这里的RpcEnv是一个抽象类,真正实现类是NettyRpcEnv。在NettyRpcEnv中包含了RPC通信的所有操作方法,当然也有创建transportclient所需要的参数以及createClient方法。
private[netty] class NettyRpcEnv(
val conf: SparkConf,
javaSerializerInstance: JavaSerializerInstance,
host: String,
securityManager: SecurityManager,
numUsableCores: Int) extends RpcEnv(conf) with Logging {
private[netty] val transportConf = SparkTransportConf.fromSparkConf(
conf.clone.set("spark.rpc.io.numConnectionsPerPeer", "1"),
"rpc",
conf.getInt("spark.rpc.io.threads", 0))
private val dispatcher: Dispatcher = new Dispatcher(this, numUsableCores)
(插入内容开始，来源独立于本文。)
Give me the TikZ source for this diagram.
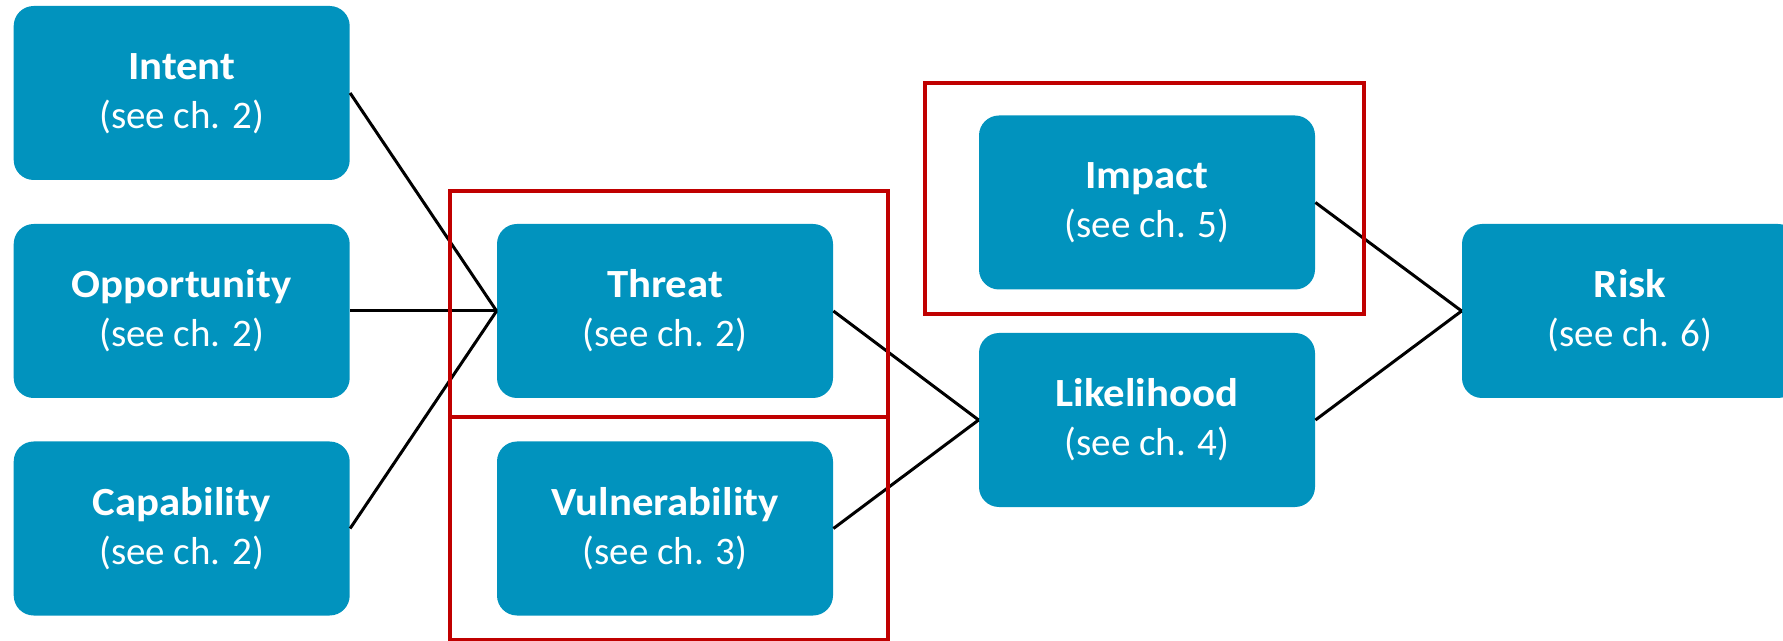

private val streamManager = new NettyStreamManager(this)
private val transportContext = new TransportContext(transportConf,
new NettyRpcHandler(dispatcher, this, streamManager))
private def createClientBootstraps(): java.util.List[TransportClientBootstrap] = {
if (securityManager.isAuthenticationEnabled()) {
java.util.Arrays.asList(new AuthClientBootstrap(transportConf,
securityManager.getSaslUser(), securityManager))
} else {
java.util.Collections.emptyList[TransportClientBootstrap]
}
}
private val clientFactory = transportContext.createClientFactory(createClientBootstraps())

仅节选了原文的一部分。